Hay efectivamente una versión contemporánea del Directorio. Al igual que el primero, el original, su versión paralela es dirigida por un grupito de “caribes” tropicales que se debate entre las glorias del pasado jacobino y el eventual Térmidor que propicia desde sus propias entrañas, es decir, desde su ya ancestral herencia militarista y caudillesca. Ha dirigido los destinos de una nación que tuvo todas las condiciones materiales y espirituales necesarias para ser mejor. Solo que esta novísima versión del Directorio, en nombre de una revolución que nunca fue, se dio a la premeditada y alevosa tarea de arruinarla, hasta “hacerla morder el polvo”, como dice Mephisto en el Fausto. En todo caso, asociado estrechamente con el militarismo, el Directorio impuso, por encima del pueblo francés, una nueva Constitución, que necesitaba para perpetuarse por la vía “legal” en el poder. Y fue así como terminó imponiendo el terror, bajo el alegato de que “el gobierno sería revolucionario hasta la paz”. La inflación se hizo insufrible. La hambruna no tardó mucho tiempo en llegar. Francia retrocedió, incluso, muy por detrás del Comité de Salvación Pública. Sin justicia, sin libertad, sin trabajo ni alimentos, el país vivió su peor etapa de depauperación y miseria. La conflictividad social no se hizo esperar. Desde el campo de batalla, Napoleón sonreía, mientras aguardaba el momento preciso para hacer su papel “consular”. La copia más reciente del Directorio juega con el fuego de los césares que pululan en el concierto de un país que vive su peor momento de desgarramiento. París se quema, se quema París.
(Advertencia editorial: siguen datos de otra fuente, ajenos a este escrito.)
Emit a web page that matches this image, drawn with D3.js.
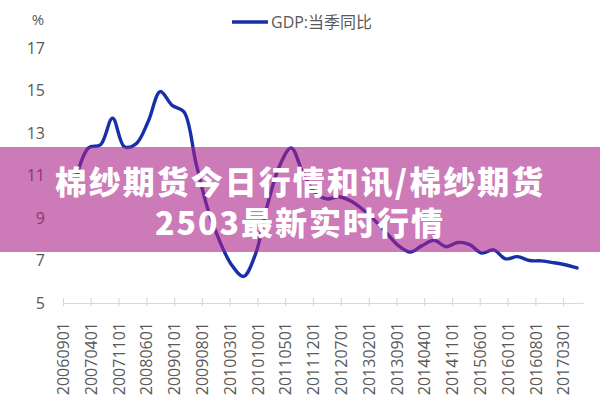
<!DOCTYPE html>
<html><head><meta charset="utf-8">
<script src="https://cdn.jsdelivr.net/npm/d3@7/dist/d3.min.js"></script>
<style>
html,body{margin:0;padding:0;background:#fff;}
svg{display:block;}
</style></head>
<body>
<svg id="chart" width="600" height="400"></svg>
<script>
// ---- data ----
const tickLabels = ["20060901","20070401","20071101","20080601","20090101","20090801","20100301","20101001","20110501","20111201","20120701","20130201","20130901","20140401","20141101","20150601","20160101","20160801","20170301"];
const yTicks = [5,7,9,11,13,15,17];
const seriesName = "GDP:当季同比";
const quarterMonths = ["2006-12","2007-03","2007-06","2007-09","2007-12","2008-03","2008-06","2008-09","2008-12","2009-03","2009-06","2009-09","2009-12","2010-03","2010-06","2010-09","2010-12","2011-03","2011-06","2011-09","2011-12","2012-03","2012-06","2012-09","2012-12","2013-03","2013-06","2013-09","2013-12","2014-03","2014-06","2014-09","2014-12","2015-03","2015-06","2015-09","2015-12","2016-03","2016-06","2016-09","2016-12","2017-03","2017-06"];
const gdpValues = [11.0,12.3,12.45,13.7,12.35,12.5,13.55,14.95,14.3,14.0,11.6,9.4,7.9,6.8,6.25,7.3,9.6,11.4,12.3,11.1,10.2,9.9,10.0,9.8,9.4,8.9,8.3,7.7,7.4,7.7,7.95,7.65,7.85,7.75,7.35,7.5,7.08,7.18,7.0,6.98,6.9,6.8,6.65];
const bannerLines = ["棉纱期货今日行情和讯/棉纱期货","2503最新实时行情"];

// ---- drawing ----
const svg = d3.select("#chart");
const parseTick = d3.timeParse("%Y%m%d");
const parseMonth = d3.timeParse("%Y-%m");

const x = d3.scaleTime()
  .domain([new Date(2006,8,1), new Date(2017,7,1)])
  .range([63,583]);
const y = d3.scaleLinear().domain([5,17]).range([303,48]);

const textColor = "#595959";

// x axis
const xAxis = d3.axisBottom(x)
  .tickValues(tickLabels.map(parseTick))
  .tickSize(0)
  .tickFormat((d,i)=>tickLabels[i]);
const gx = svg.append("g").attr("transform","translate(0,303)").call(xAxis);
gx.select(".domain").attr("stroke","#d9d9d9").attr("stroke-width",1.2);
gx.selectAll(".tick").append("line")
  .attr("y1",-5).attr("y2",3).attr("stroke","#d9d9d9").attr("stroke-width",1.2);
gx.selectAll(".tick text")
  .attr("fill",textColor)
  .attr("font-family","'Open Sans', 'DejaVu Sans', sans-serif")
  .attr("font-size",16)
  .attr("text-anchor","end")
  .attr("dy","0.35em")
  .attr("transform","translate(0,19) rotate(-90)")
  .attr("x",0).attr("y",0);

// y axis labels
const gy = svg.append("g");
gy.selectAll("text").data(yTicks).join("text")
  .attr("x",45).attr("y",d=>y(d)).attr("dy","0.35em")
  .attr("text-anchor","end")
  .attr("fill",textColor)
  .attr("font-family","'Open Sans', 'DejaVu Sans', sans-serif")
  .attr("font-size",16)
  .text(d=>d);
svg.append("text").attr("x",38).attr("y",20).attr("dy","0.35em")
  .attr("text-anchor","middle").attr("fill",textColor)
  .attr("font-family","'Open Sans', 'DejaVu Sans', sans-serif")
  .attr("font-size",15).text("%");

// legend
svg.append("line").attr("x1",232).attr("x2",268).attr("y1",22).attr("y2",22)
  .attr("stroke","#1a2eaa").attr("stroke-width",3.5);
svg.append("text").attr("x",271).attr("y",22).attr("dy","0.36em")
  .attr("fill",textColor)
  .attr("font-family","'Open Sans','Noto Sans CJK SC', sans-serif")
  .attr("font-size",16).text(seriesName);

// line
const data = quarterMonths.map((m,i)=>({date:d3.timeDay.offset(parseMonth(m),15), value:gdpValues[i]}));
const line = d3.line().x(d=>x(d.date)).y(d=>y(d.value)).curve(d3.curveCatmullRom.alpha(0.5));
svg.append("path").datum(data).attr("d",line)
  .attr("fill","none").attr("stroke","#1a2eaa").attr("stroke-width",3.4)
  .attr("stroke-linejoin","round").attr("stroke-linecap","round");

// banner overlay
svg.append("rect").attr("x",0).attr("y",147).attr("width",600).attr("height",105)
  .attr("fill","rgb(170,33,137)").attr("fill-opacity",0.6);
svg.append("g").selectAll("text").data(bannerLines).join("text")
  .attr("x",300).attr("y",(d,i)=>180+i*41)
  .attr("dominant-baseline","central")
  .attr("text-anchor","middle")
  .attr("fill","#ffffff")
  .attr("font-family","'Noto Sans CJK SC', sans-serif")
  .attr("font-weight",900)
  .attr("font-size",32)
  .attr("letter-spacing",2)
  .text(d=>d);
</script>
</body></html>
El totalitarismo suele trascender, con creces, los términos de derecha e izquierda. Demonizar la idea de negociación tiene sus riesgos. Sirve para soliviantar las pasiones de quienes han hecho de la razón un artefacto decorativo, una suerte de jarrón chino, un abstracto “ser supremo”, al estilo de lo peor del espíritu jacobino francés. Que se sepa de una vez: la razón es, además, y por su propia naturaleza, “de carne y sangre”. No se puede prescindir del servicio que su astucia, hasta el presente, le ha prestado a la historia.